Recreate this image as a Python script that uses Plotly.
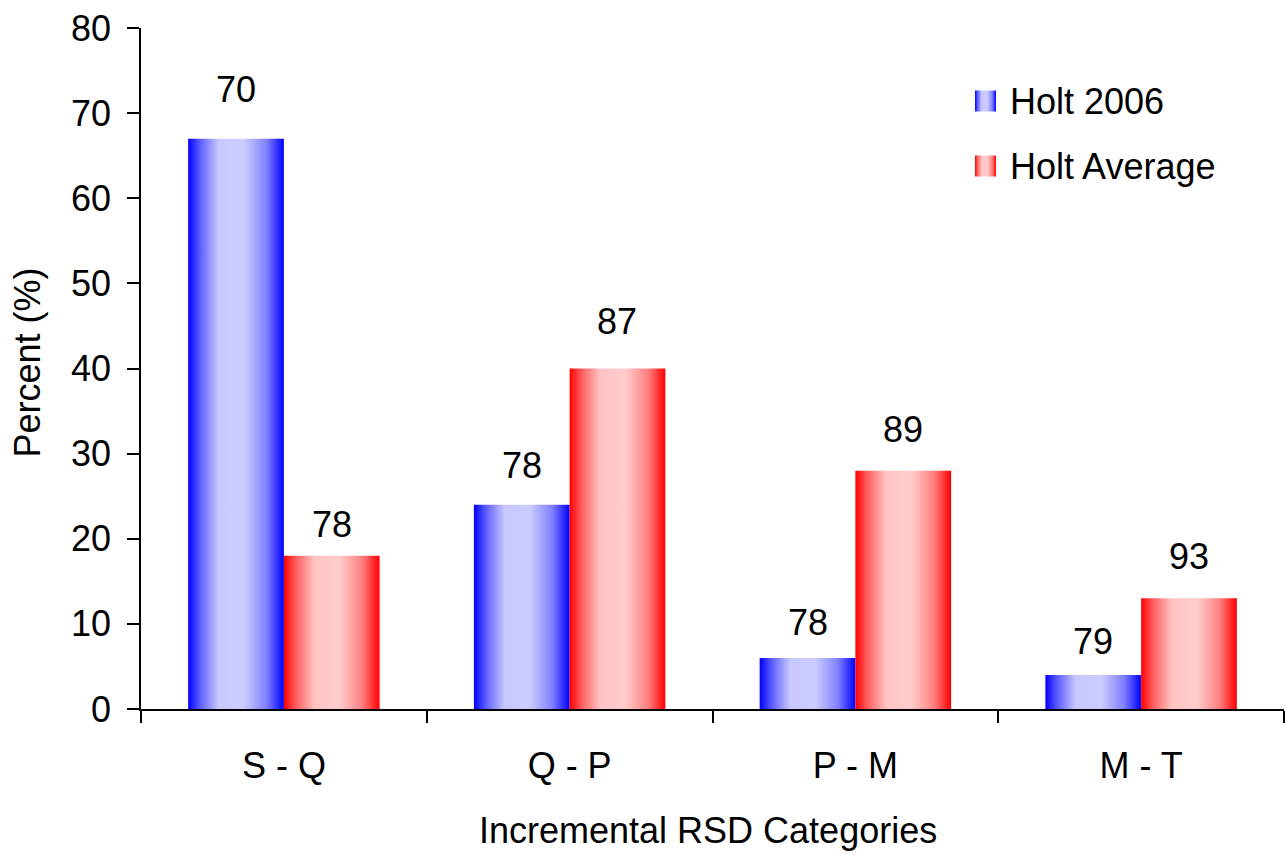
import plotly.graph_objects as go

# Chart data
categories = ["S - Q", "Q - P", "P - M", "M - T"]
holt_2006 = [67, 24, 6, 4]
holt_average = [18, 40, 28, 13]
labels_2006 = ["70", "78", "78", "79"]
labels_average = ["78", "87", "89", "93"]
y_tick_values = [0, 10, 20, 30, 40, 50, 60, 70, 80]
series_names = ["Holt 2006", "Holt Average"]

# Styling
FONT = "Liberation Sans, Arial, sans-serif"
FONT_SIZE = 36
BAR_WIDTH = 0.335
BLUE_SCALE = [[0, "#0000ff"], [0.12, "#5a5aff"], [0.32, "#c8c8ff"],
              [0.58, "#ccccff"], [0.82, "#8080ff"], [1, "#0000ff"]]
RED_SCALE = [[0, "#ff0000"], [0.12, "#ff5a5a"], [0.32, "#ffc4c4"],
             [0.58, "#ffcccc"], [0.82, "#ff8080"], [1, "#ff0000"]]
# vertical offset (px) of each value label above its bar
shift_2006 = [49, 39, 35, 33]
shift_average = [31, 47, 41, 42]

# plot area size in pixels (used by the legend overlay axes)
MARGIN = dict(l=141, r=2, t=28, b=147)
PLOT_W = 1286 - MARGIN["l"] - MARGIN["r"]
PLOT_H = 856 - MARGIN["t"] - MARGIN["b"]

fig = go.Figure()


def add_series(values, scale, side):
    for i, v in enumerate(values):
        x0 = i - BAR_WIDTH if side == "left" else i
        x1 = x0 + BAR_WIDTH
        fig.add_trace(go.Scatter(
            x=[x0, x1, x1, x0, x0],
            y=[0, 0, v, v, 0],
            mode="none",
            fill="toself",
            fillgradient=dict(type="horizontal", colorscale=scale),
            showlegend=False,
            hoverinfo="skip",
        ))


add_series(holt_2006, BLUE_SCALE, "left")
add_series(holt_average, RED_SCALE, "right")

txt_font = dict(family=FONT, size=FONT_SIZE, color="black")

# value labels above the bars
for i, (v, t, s) in enumerate(zip(holt_2006, labels_2006, shift_2006)):
    fig.add_annotation(x=i - BAR_WIDTH / 2, y=v, text=t, showarrow=False,
                       yshift=s, font=txt_font)
for i, (v, t, s) in enumerate(zip(holt_average, labels_average, shift_average)):
    fig.add_annotation(x=i + BAR_WIDTH / 2, y=v, text=t, showarrow=False,
                       yshift=s, font=txt_font)

# legend: gradient swatches on a pixel-scaled overlay, labels beside them
legend_rows = [(series_names[0], BLUE_SCALE, 101), (series_names[1], RED_SCALE, 166)]
SW_LEFT, SW_SIZE = 975 - MARGIN["l"], 21
for name, scale, cy in legend_rows:
    yc = MARGIN["t"] + PLOT_H - cy
    fig.add_trace(go.Scatter(
        x=[SW_LEFT, SW_LEFT + SW_SIZE, SW_LEFT + SW_SIZE, SW_LEFT, SW_LEFT],
        y=[yc - SW_SIZE / 2, yc - SW_SIZE / 2, yc + SW_SIZE / 2, yc + SW_SIZE / 2, yc - SW_SIZE / 2],
        xaxis="x2", yaxis="y2",
        mode="none", fill="toself",
        fillgradient=dict(type="horizontal", colorscale=scale),
        showlegend=False, hoverinfo="skip",
    ))
    fig.add_annotation(text=name, xref="paper", yref="paper", x=0, y=1,
                       xshift=1008 - MARGIN["l"], yshift=-(cy - MARGIN["t"]),
                       xanchor="left", yanchor="middle", showarrow=False,
                       font=txt_font)

# axis titles
fig.add_annotation(text="Percent (%)", xref="paper", yref="paper", x=0, y=0.5,
                   xshift=-114, yshift=6, textangle=-90, showarrow=False,
                   xanchor="center", yanchor="middle", font=txt_font)
fig.add_annotation(text="Incremental RSD Categories", xref="paper", yref="paper",
                   x=0.5, y=0, yshift=-121, xshift=-5, showarrow=False,
                   xanchor="center", yanchor="middle", font=txt_font)

fig.update_layout(
    xaxis=dict(
        range=[-0.5, 3.5],
        tickmode="array",
        tickvals=list(range(len(categories))),
        ticktext=categories,
        ticks="",
        ticklabelstandoff=24,
        minor=dict(tickmode="array", tickvals=[-0.5, 0.5, 1.5, 2.5, 3.5],
                   ticks="outside", ticklen=12, tickcolor="black", tickwidth=1.5),
        showline=True, linecolor="black", linewidth=1.5,
        showgrid=False, zeroline=False,
        tickfont=txt_font, fixedrange=True,
    ),
    yaxis=dict(
        range=[0, 80],
        tickmode="array",
        tickvals=y_tick_values,
        ticks="outside", ticklen=12, tickcolor="black", tickwidth=1.5,
        ticklabelstandoff=9,
        showline=True, linecolor="black", linewidth=1.5,
        showgrid=False, zeroline=False,
        tickfont=txt_font, fixedrange=True,
    ),
    xaxis2=dict(overlaying="x", anchor="y2", range=[0, PLOT_W], visible=False,
                fixedrange=True),
    yaxis2=dict(overlaying="y", anchor="x2", range=[0, PLOT_H], visible=False,
                fixedrange=True),
    width=1286, height=856,
    margin=MARGIN,
    plot_bgcolor="white", paper_bgcolor="white",
    font=txt_font,
    showlegend=False,
)

fig.write_html("out.html", config={"displayModeBar": False})
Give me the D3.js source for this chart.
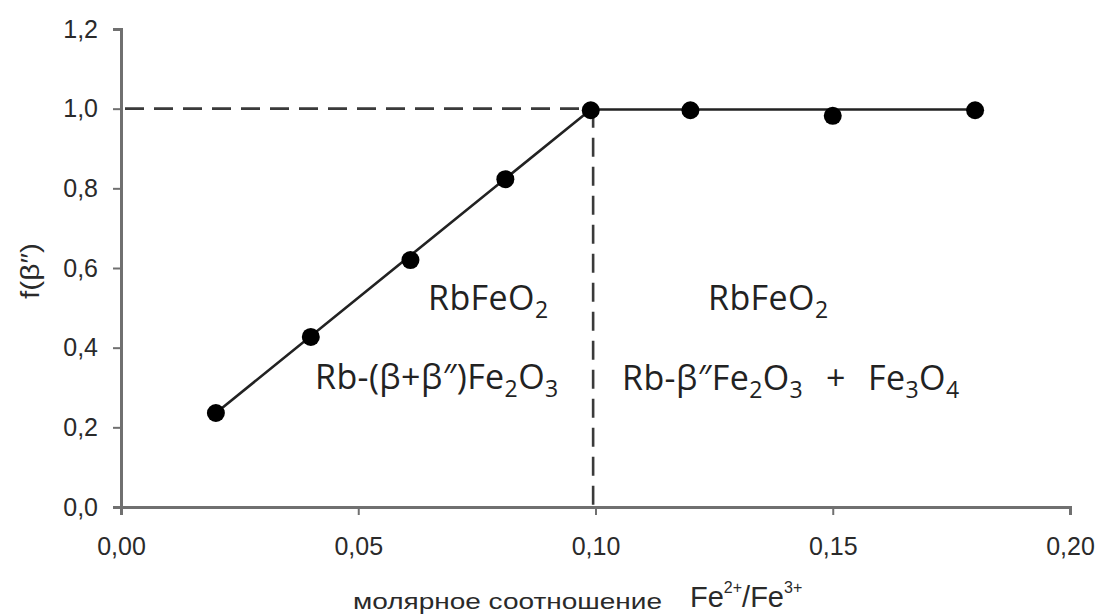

= = = =

### Problem requirements:
Gather from the entries above all lines that include the string "this".

### Correct response:
Recreate this image as a Python script that uses Plotly.
Give me the D3.js source for this chart.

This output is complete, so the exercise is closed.